▶ [To do] Nothing after the line with "ad_x, ad_top = 3.26, 0.227" belongs in the copy; extract the lines below from the top through that line, pictures left out.

▶ [Data lines]
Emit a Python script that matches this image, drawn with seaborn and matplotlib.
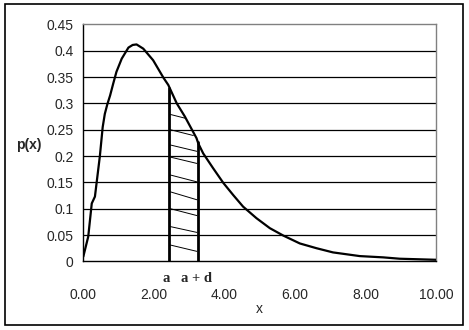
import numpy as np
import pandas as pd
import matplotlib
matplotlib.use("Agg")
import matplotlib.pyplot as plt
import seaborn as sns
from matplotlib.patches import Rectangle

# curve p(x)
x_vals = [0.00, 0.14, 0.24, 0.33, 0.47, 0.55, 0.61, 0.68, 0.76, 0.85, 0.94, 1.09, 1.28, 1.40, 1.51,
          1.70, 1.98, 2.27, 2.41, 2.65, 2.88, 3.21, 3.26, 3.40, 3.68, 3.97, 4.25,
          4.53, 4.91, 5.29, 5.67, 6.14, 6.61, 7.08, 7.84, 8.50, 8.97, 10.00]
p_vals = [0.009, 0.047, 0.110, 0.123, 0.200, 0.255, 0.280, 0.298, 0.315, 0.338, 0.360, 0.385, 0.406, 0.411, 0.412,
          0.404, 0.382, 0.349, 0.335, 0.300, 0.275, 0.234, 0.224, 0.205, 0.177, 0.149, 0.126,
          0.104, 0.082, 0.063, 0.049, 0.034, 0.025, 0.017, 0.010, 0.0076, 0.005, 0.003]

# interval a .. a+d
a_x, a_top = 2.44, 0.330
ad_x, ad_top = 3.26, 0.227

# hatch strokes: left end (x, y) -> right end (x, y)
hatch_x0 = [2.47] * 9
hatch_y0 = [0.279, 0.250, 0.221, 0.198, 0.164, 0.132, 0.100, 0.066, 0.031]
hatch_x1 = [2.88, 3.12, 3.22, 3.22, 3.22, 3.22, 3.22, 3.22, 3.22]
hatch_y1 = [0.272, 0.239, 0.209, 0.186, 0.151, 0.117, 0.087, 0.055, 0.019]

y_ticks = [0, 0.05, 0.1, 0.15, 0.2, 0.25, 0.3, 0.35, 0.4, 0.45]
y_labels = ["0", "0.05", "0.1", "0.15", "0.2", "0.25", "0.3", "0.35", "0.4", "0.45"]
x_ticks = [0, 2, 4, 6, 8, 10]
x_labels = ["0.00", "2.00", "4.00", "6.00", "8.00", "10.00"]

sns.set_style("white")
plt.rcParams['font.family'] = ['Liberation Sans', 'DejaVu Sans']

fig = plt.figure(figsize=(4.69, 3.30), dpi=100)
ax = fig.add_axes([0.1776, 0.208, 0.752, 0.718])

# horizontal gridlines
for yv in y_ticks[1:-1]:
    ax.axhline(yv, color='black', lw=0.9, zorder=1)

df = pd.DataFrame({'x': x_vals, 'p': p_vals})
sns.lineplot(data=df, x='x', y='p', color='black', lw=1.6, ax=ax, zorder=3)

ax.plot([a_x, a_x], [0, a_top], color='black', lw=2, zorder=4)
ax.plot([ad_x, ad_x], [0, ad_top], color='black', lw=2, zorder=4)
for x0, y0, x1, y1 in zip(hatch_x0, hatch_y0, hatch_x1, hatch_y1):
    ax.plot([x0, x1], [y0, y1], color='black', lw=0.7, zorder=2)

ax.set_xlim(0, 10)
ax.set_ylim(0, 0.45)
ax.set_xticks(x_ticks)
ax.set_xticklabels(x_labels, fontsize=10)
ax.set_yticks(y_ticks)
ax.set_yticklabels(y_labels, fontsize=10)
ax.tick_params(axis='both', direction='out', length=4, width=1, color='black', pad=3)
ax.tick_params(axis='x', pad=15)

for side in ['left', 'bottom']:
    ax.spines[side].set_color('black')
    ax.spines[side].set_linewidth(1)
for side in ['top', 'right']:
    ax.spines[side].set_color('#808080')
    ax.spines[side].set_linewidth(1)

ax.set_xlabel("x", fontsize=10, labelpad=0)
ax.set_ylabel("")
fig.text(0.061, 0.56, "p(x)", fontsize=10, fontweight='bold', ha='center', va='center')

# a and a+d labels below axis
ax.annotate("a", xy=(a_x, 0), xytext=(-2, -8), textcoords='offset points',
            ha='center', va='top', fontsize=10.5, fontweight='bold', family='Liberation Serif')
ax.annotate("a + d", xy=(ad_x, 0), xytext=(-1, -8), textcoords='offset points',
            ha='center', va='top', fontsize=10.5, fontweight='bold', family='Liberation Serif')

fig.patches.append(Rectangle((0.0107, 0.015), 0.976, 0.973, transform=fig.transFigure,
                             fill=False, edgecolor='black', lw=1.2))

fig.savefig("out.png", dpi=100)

▶ [Task result]
Emit a Python script that matches this image, drawn with seaborn and matplotlib.
import numpy as np
import pandas as pd
import matplotlib
matplotlib.use("Agg")
import matplotlib.pyplot as plt
import seaborn as sns
from matplotlib.patches import Rectangle

# curve p(x)
x_vals = [0.00, 0.14, 0.24, 0.33, 0.47, 0.55, 0.61, 0.68, 0.76, 0.85, 0.94, 1.09, 1.28, 1.40, 1.51,
          1.70, 1.98, 2.27, 2.41, 2.65, 2.88, 3.21, 3.26, 3.40, 3.68, 3.97, 4.25,
          4.53, 4.91, 5.29, 5.67, 6.14, 6.61, 7.08, 7.84, 8.50, 8.97, 10.00]
p_vals = [0.009, 0.047, 0.110, 0.123, 0.200, 0.255, 0.280, 0.298, 0.315, 0.338, 0.360, 0.385, 0.406, 0.411, 0.412,
          0.404, 0.382, 0.349, 0.335, 0.300, 0.275, 0.234, 0.224, 0.205, 0.177, 0.149, 0.126,
          0.104, 0.082, 0.063, 0.049, 0.034, 0.025, 0.017, 0.010, 0.0076, 0.005, 0.003]

# interval a .. a+d
a_x, a_top = 2.44, 0.330
ad_x, ad_top = 3.26, 0.227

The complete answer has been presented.